Codility Tape Equilibrium

The Codility Tape Equilibrium problem is marked as "painless" in their Time Complexity section. Basically, we have a vector in input, containing at least two items, and we want to split it in a way that minimize the difference between the two sections. Our function should return such a minimal value.

A few test cases would make clearer what we are looking for:

TEST(TapeEquilibrium, Given) // 1
{
    std::vector<int> input { 3, 1, 2, 4, 3 };
    ASSERT_EQ(1, solution(input));
}

TEST(TapeEquilibrium, Couple)
{
    std::vector<int> input { 3, 3 };
    ASSERT_EQ(0, solution(input));
}

TEST(TapeEquilibrium, Couple2)
{
    std::vector<int> input { 1000, -1000 };
    ASSERT_EQ(2000, solution(input));
}

TEST(TapeEquilibrium, HundredK) // 2
{
    std::vector<int> input(100000, 1000);

    EXPECT_EQ(0, solution(input));
}

TEST(TapeEquilibrium, HundredKMinusOne)
{
    std::vector<int> input(99999, 1000);

    EXPECT_EQ(1000, solution(input));
}

1. This is the test case provided by Codility. It should be easy to see how we minimize the difference by splitting the input in {3, 1, 2} and {4, 3}. The expected output of our function is one.
2. Hundred thousand items, each of them set to one thousand. Lot of work for our function, but it is easy to see how the solution should be zero.

If you wonder, these are C++11 tests written for the GoogleTest xUnit framework. If you are using an older C++ compiler, you could have a look to a previous version of this post, that also shows a bad, O(N**2), alternative solution.

My linear time solution starts creating two partial sums, left and right, where initially the left one contains only the leftmost element, and the right one all the others. Then, I would remove one element at the time from the right one and add it to the left one. Each time I should repeat the check to see if I find a better solution.

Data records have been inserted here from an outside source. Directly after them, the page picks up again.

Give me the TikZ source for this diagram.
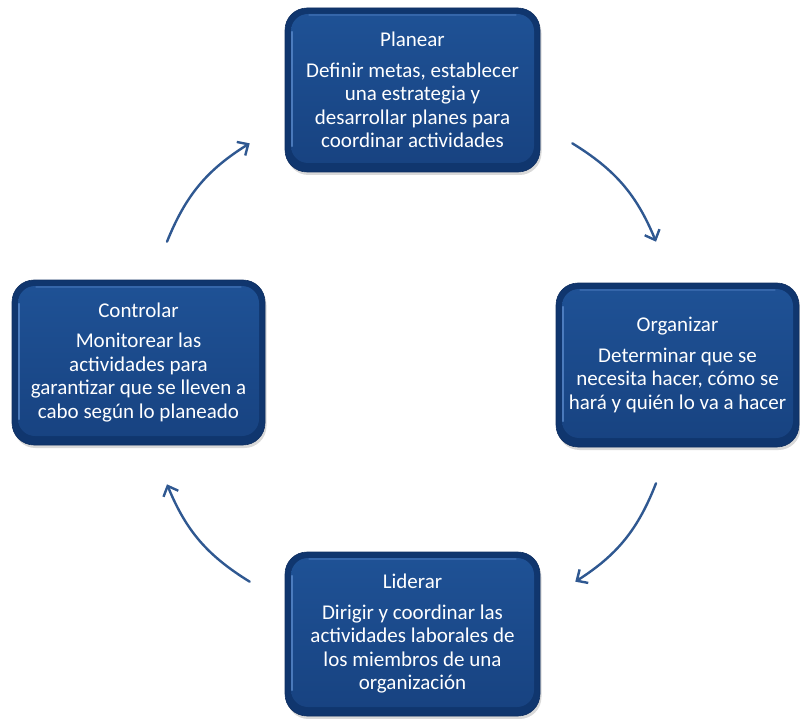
\documentclass[tikz,border=0pt]{standalone}
\usepackage{fontspec}
\setmainfont{Carlito}
\usetikzlibrary{arrows.meta,shadows,calc}

\definecolor{rimblue}{RGB}{16,54,110}
\definecolor{edgeblue}{RGB}{14,46,96}
\definecolor{facetop}{RGB}{31,82,150}
\definecolor{facebot}{RGB}{23,66,128}
\definecolor{glint}{RGB}{96,144,210}
\definecolor{arrowblue}{RGB}{47,88,145}

\tikzset{
  stage/.style={
    rounded corners=22pt, draw=edgeblue, line width=0.6pt, fill=rimblue,
    text=white, align=center, inner sep=0pt,
    font=\fontsize{21}{23.5}\selectfont,
    drop shadow={opacity=0.3, shadow xshift=1.5pt, shadow yshift=-3pt},
    path picture={
      \shade[top color=facetop, bottom color=facebot, rounded corners=17pt]
        ([shift={(6pt,-6pt)}]path picture bounding box.north west)
        rectangle ([shift={(-6pt,9pt)}]path picture bounding box.south east);
      \draw[glint, line width=2.2pt, opacity=0.7, line cap=round]
        ([shift={(7pt,-24pt)}]path picture bounding box.north west)
        -- ([shift={(7pt,26pt)}]path picture bounding box.south west);
      \draw[glint, line width=1.2pt, opacity=0.35, line cap=round]
        ([shift={(24pt,-7pt)}]path picture bounding box.north west)
        -- ([shift={(-24pt,-7pt)}]path picture bounding box.north east);
    }
  },
  cycle arrow/.style={
    draw=arrowblue, line width=2.4pt, line cap=round,
    -{Straight Barb[length=8.5pt,width=16pt,line width=2.4pt]}
  }
}

\begin{document}
\begin{tikzpicture}[x=1pt,y=-1pt]
  \useasboundingbox (0,0) rectangle (800,719);

  \node[stage, minimum width=255pt, minimum height=164pt] (plan) at (412.5,90)
    {Planear\\[7pt]Definir metas, establecer\\una estrategia y\\desarrollar planes para\\coordinar actividades};
  \node[stage, minimum width=243pt, minimum height=164pt] (org) at (677.5,365)
    {Organizar\\[7pt]Determinar que se\\necesita hacer, cómo se\\hará y quién lo va a hacer};
  \node[stage, minimum width=255pt, minimum height=164pt] (lid) at (412.5,634)
    {Liderar\\[7pt]Dirigir y coordinar las\\actividades laborales de\\los miembros de una\\organización};
  \node[stage, minimum width=253pt, minimum height=165pt] (ctrl) at (138.5,362.5)
    {Controlar\\[7pt]Monitorear las\\actividades para\\garantizar que se lleven a\\cabo según lo planeado};

  % cycle: plan -> organize -> lead -> control -> plan
  \draw[cycle arrow] ([shift={(32,-29)}]plan.south east) to[bend left=18]
    ([shift={(-21.5,-41)}]org.north);
  \draw[cycle arrow] ([shift={(-21.5,36)}]org.south) to[bend left=18]
    ([shift={(35,30)}]lid.north east);
  \draw[cycle arrow] ([shift={(-35,30)}]lid.north west) to[bend left=18]
    ([shift={(28.5,39)}]ctrl.south);
  \draw[cycle arrow] ([shift={(28.5,-38)}]ctrl.north) to[bend left=18]
    ([shift={(-35,-29)}]plan.south west);
\end{tikzpicture}
\end{document}
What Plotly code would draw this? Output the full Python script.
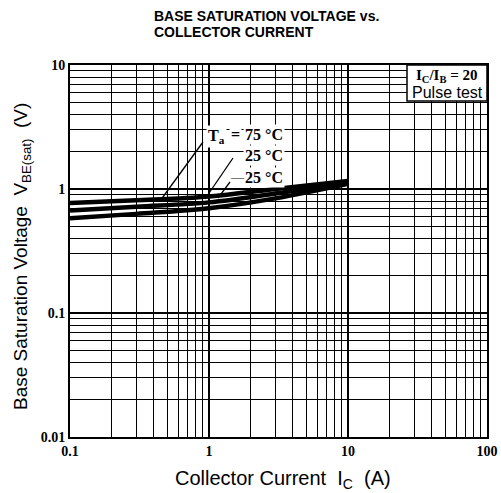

Here is how I implemented it:

int solution(std::vector<int>& input) // 1
{
    assert(input.size() > 1); // 2

    int left = input.front(); // 3
    int right = std::accumulate(input.begin() + 1, input.end(), 0); // 4
    int result = std::abs(left - right); // 5

    std::for_each(input.begin() + 1, input.end() - 1, [&](int cur){ // 6
        left += cur;
        right -= cur;
        int tentative = std::abs(left - right);
        if(tentative < result) // 7
            result = tentative;
    });

    return result;
}

1. Actually, the input vector could and should be a const reference. Codility requirements are sometimes a bit sloppy.
2. Not required by the problem, however I felt bad to assume such a requisite without enforcing it in the code is some way.
3. Initializing the left sum is easy.
4. The right sum requires a bit more work. To keep the code more readable I used the handy STL accumulate function.
5. Initialize the function result. Notice that we are interested in the difference about left and right without caring about its sign.
6. A nice lambda function in a for_each loop keeps the code compact and, hopefully, readable. I am starting to loop from the second element, and I would end one before the end, since no section should be empty.
7. This is a better candidate, save it.